# START OF Task material

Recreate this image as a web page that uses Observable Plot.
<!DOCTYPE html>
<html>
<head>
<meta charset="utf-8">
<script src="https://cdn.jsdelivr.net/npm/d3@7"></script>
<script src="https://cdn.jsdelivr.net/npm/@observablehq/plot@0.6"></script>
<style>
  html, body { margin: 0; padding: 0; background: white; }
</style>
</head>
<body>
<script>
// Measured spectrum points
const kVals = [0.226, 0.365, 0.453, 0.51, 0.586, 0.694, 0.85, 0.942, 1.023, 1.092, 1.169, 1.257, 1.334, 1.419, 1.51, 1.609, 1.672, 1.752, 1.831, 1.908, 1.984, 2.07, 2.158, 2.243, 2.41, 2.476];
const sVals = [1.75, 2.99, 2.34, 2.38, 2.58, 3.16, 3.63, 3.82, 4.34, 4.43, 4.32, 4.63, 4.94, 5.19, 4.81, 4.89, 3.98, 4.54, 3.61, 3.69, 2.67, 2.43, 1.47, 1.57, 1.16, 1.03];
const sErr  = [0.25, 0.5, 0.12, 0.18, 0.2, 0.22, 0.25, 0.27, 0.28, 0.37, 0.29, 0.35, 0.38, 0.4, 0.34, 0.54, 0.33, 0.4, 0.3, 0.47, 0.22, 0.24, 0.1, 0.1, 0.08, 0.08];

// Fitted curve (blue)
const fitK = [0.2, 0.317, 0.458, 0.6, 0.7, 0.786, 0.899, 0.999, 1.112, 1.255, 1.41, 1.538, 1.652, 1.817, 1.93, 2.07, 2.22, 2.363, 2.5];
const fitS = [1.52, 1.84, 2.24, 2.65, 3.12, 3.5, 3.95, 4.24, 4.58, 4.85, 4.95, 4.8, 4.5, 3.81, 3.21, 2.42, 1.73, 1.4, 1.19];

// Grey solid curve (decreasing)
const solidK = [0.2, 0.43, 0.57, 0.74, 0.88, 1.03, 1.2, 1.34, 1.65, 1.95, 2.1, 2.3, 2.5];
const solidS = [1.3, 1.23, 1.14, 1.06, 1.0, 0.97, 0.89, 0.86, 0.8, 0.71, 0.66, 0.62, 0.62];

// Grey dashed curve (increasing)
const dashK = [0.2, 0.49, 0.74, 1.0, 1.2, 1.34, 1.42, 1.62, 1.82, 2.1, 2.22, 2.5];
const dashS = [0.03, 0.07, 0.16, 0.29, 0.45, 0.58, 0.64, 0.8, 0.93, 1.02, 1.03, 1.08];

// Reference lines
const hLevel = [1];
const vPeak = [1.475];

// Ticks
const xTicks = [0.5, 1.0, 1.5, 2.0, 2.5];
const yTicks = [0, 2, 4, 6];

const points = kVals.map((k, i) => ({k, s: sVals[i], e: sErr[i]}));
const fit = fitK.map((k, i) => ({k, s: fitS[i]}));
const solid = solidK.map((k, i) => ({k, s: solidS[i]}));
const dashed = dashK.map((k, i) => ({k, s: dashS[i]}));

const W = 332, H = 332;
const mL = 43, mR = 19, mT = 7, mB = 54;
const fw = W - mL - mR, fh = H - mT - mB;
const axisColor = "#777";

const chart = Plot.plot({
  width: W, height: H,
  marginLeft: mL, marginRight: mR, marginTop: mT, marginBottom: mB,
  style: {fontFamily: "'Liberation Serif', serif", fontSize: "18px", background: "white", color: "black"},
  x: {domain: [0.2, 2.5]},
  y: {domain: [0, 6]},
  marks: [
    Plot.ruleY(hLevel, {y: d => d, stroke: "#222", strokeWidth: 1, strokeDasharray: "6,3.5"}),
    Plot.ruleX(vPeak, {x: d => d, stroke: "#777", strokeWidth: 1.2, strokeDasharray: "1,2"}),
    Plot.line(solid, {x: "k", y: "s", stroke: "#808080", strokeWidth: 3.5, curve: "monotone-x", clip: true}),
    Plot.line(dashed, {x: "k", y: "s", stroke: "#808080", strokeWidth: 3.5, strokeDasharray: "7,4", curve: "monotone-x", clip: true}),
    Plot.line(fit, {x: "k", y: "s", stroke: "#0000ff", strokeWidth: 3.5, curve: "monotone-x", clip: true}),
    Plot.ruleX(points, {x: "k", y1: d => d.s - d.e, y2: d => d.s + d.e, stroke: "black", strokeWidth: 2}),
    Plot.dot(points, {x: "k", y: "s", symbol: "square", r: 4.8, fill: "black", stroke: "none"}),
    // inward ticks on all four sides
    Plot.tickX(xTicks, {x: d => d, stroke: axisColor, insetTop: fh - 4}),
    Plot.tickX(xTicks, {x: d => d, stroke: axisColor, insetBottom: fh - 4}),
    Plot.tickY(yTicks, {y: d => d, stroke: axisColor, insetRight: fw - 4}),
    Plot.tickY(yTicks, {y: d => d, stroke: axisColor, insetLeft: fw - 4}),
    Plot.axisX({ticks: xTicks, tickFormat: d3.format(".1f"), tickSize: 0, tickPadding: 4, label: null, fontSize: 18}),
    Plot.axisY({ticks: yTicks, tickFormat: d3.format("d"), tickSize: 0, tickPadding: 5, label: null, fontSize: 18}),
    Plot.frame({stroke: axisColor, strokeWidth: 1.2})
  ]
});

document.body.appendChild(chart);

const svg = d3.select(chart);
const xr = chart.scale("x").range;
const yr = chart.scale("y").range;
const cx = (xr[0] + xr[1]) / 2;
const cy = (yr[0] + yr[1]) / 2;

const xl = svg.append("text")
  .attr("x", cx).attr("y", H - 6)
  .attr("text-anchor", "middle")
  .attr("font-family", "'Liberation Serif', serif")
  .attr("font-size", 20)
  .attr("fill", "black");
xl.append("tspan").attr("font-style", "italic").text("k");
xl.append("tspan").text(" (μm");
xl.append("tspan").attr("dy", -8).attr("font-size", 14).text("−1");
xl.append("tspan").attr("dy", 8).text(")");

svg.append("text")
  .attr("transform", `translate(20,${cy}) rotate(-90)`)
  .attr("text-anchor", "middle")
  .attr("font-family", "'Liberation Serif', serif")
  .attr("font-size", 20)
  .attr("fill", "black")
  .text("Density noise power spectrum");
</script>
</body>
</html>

# END OF Task material
# START OF Task material

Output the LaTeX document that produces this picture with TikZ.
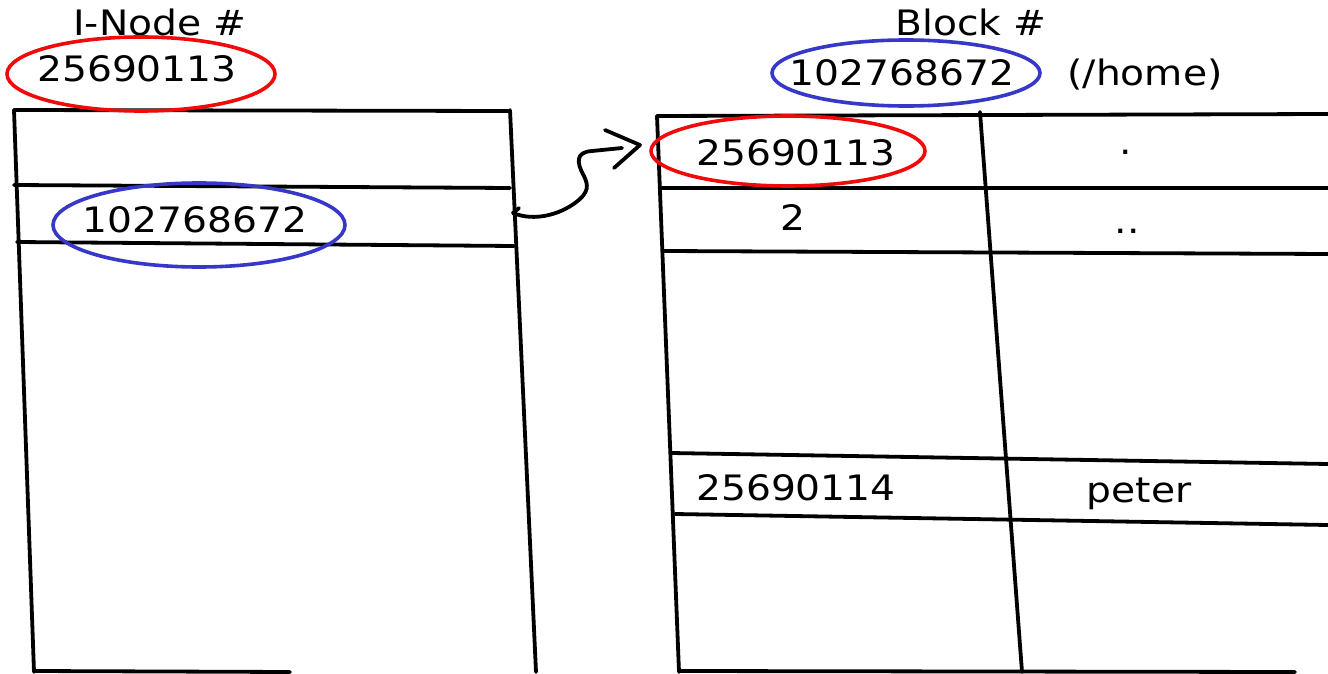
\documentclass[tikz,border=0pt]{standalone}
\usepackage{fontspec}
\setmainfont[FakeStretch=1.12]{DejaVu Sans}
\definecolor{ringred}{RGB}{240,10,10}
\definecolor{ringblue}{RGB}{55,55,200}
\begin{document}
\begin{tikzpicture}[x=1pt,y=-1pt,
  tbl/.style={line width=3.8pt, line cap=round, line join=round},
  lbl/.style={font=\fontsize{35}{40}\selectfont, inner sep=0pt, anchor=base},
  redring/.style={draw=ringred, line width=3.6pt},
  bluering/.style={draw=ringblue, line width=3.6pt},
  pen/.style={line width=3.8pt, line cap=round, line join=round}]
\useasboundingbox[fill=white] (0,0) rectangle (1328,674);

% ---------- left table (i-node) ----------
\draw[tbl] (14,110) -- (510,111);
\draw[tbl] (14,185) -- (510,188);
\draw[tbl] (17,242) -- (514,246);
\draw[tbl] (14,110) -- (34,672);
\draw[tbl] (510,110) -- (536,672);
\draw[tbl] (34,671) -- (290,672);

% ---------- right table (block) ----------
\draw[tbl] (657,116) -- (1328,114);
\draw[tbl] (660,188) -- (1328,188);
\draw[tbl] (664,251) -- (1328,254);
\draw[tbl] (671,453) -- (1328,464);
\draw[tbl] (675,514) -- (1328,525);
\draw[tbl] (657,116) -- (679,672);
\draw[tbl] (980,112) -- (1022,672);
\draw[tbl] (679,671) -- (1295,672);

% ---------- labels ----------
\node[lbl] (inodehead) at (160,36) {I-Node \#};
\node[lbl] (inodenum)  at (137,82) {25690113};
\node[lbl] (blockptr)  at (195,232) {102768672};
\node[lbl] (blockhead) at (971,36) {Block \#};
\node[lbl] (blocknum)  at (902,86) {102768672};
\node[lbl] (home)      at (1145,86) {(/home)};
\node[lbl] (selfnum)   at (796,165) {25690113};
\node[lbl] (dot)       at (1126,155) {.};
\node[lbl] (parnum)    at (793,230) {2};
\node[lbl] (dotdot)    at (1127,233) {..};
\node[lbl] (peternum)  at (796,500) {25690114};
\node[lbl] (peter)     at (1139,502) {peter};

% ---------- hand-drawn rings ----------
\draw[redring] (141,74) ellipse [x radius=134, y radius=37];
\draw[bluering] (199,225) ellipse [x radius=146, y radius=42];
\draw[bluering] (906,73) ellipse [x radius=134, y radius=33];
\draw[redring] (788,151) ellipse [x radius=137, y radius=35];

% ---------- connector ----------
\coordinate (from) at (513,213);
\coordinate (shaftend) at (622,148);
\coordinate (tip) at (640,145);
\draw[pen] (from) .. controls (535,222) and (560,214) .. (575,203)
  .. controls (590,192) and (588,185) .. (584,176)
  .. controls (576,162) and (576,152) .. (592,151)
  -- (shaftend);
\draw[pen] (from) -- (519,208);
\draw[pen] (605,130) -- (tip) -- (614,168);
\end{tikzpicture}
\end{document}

# END OF Task material
# START OF Task material

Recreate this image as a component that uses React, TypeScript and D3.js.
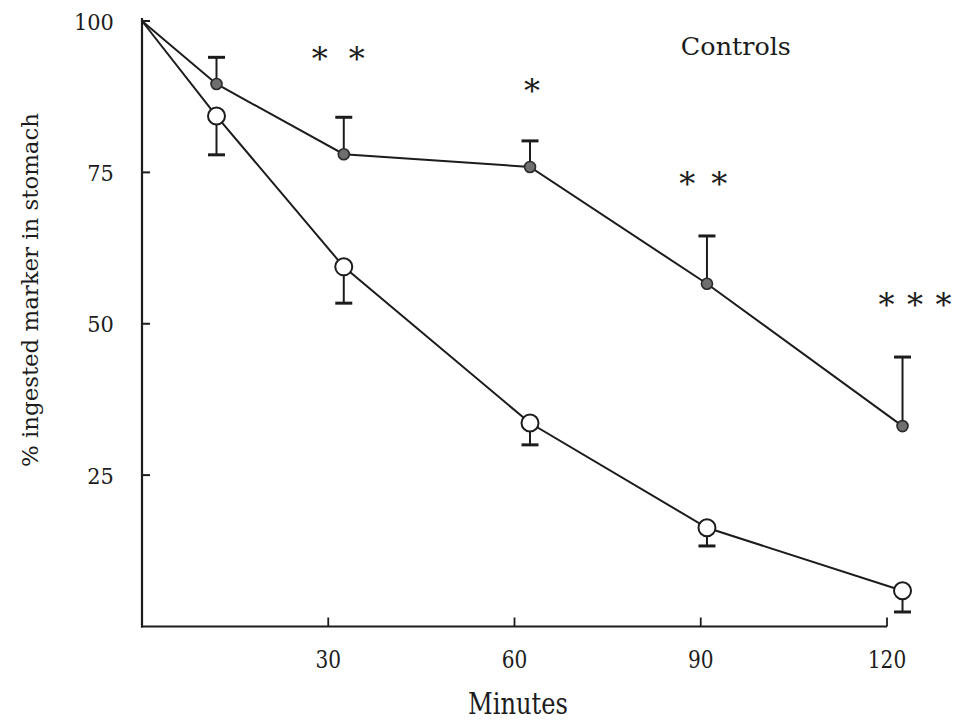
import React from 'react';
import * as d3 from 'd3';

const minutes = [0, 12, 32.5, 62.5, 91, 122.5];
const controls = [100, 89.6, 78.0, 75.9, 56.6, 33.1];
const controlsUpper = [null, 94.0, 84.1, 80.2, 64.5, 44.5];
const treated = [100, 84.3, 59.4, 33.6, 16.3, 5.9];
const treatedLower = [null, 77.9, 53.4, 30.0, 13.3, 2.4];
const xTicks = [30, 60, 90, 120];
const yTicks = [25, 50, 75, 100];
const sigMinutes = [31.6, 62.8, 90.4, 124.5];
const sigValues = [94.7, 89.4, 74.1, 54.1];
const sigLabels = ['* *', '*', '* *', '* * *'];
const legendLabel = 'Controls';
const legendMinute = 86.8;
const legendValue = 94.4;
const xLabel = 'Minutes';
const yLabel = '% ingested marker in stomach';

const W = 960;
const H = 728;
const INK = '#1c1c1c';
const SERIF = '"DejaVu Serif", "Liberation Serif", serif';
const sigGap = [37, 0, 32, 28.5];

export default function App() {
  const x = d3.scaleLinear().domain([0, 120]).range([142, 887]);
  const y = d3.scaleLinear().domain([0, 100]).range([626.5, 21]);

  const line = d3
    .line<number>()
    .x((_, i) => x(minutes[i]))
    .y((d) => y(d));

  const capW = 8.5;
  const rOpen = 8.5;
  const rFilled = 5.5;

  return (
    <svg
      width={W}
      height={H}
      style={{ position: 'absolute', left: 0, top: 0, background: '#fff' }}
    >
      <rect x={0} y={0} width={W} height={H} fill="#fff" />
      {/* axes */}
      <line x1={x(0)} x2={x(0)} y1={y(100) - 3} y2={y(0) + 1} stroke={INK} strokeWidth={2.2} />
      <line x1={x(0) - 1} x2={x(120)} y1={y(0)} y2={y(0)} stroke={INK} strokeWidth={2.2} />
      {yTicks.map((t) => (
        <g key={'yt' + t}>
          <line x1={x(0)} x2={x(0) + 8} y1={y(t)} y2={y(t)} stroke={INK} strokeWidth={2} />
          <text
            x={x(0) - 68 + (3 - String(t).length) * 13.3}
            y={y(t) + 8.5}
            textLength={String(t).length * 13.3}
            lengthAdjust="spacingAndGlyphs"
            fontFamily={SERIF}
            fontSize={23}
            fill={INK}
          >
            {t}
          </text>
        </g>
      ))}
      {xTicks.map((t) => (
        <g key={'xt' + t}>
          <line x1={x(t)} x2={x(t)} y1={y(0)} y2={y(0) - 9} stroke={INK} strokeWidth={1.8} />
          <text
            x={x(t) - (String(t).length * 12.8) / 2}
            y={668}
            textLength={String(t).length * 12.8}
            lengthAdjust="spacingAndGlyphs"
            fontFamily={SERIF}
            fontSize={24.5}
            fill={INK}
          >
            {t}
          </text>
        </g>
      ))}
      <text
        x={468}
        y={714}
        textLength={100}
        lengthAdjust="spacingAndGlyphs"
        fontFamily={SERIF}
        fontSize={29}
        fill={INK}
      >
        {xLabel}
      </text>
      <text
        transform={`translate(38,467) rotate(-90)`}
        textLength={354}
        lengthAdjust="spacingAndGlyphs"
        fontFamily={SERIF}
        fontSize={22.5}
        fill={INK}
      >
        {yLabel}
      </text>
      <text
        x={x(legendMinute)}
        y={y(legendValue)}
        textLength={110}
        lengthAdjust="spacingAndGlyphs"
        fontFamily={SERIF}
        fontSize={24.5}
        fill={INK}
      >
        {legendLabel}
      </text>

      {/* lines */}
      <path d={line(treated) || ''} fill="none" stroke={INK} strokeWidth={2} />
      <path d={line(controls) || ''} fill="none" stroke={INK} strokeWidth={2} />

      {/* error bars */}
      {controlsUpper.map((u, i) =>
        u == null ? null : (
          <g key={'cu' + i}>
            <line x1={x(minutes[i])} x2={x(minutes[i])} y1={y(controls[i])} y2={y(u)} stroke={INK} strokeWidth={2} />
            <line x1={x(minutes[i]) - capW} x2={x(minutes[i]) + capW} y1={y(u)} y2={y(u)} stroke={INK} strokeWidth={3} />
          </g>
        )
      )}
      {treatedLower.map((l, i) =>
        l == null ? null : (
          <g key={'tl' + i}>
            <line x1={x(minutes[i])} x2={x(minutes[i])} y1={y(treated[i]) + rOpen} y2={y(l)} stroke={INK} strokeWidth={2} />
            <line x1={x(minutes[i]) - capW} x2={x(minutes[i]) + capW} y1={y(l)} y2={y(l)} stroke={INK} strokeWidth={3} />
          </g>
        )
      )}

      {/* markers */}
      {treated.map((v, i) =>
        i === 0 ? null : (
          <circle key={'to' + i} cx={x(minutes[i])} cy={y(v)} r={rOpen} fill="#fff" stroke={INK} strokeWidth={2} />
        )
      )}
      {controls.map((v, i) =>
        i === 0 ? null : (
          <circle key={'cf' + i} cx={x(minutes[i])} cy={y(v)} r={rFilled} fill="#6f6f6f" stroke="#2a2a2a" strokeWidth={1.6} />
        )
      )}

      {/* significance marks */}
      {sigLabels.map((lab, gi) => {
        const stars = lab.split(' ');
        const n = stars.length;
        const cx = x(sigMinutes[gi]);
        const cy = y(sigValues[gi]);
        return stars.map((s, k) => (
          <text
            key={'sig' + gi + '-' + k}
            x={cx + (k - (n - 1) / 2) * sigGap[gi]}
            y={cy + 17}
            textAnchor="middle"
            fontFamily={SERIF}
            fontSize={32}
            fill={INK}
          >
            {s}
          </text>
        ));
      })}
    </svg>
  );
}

# END OF Task material

■ Exercise prompt: Would you restate, exactly and with no pictures, the lines of the entries above from the one containing "Recreate this image as a component" through the one containing "const yLabel = '%"?

■ Solution for this problem:
Recreate this image as a component that uses React, TypeScript and D3.js.
import React from 'react';
import * as d3 from 'd3';

const minutes = [0, 12, 32.5, 62.5, 91, 122.5];
const controls = [100, 89.6, 78.0, 75.9, 56.6, 33.1];
const controlsUpper = [null, 94.0, 84.1, 80.2, 64.5, 44.5];
const treated = [100, 84.3, 59.4, 33.6, 16.3, 5.9];
const treatedLower = [null, 77.9, 53.4, 30.0, 13.3, 2.4];
const xTicks = [30, 60, 90, 120];
const yTicks = [25, 50, 75, 100];
const sigMinutes = [31.6, 62.8, 90.4, 124.5];
const sigValues = [94.7, 89.4, 74.1, 54.1];
const sigLabels = ['* *', '*', '* *', '* * *'];
const legendLabel = 'Controls';
const legendMinute = 86.8;
const legendValue = 94.4;
const xLabel = 'Minutes';
const yLabel = '% ingested marker in stomach';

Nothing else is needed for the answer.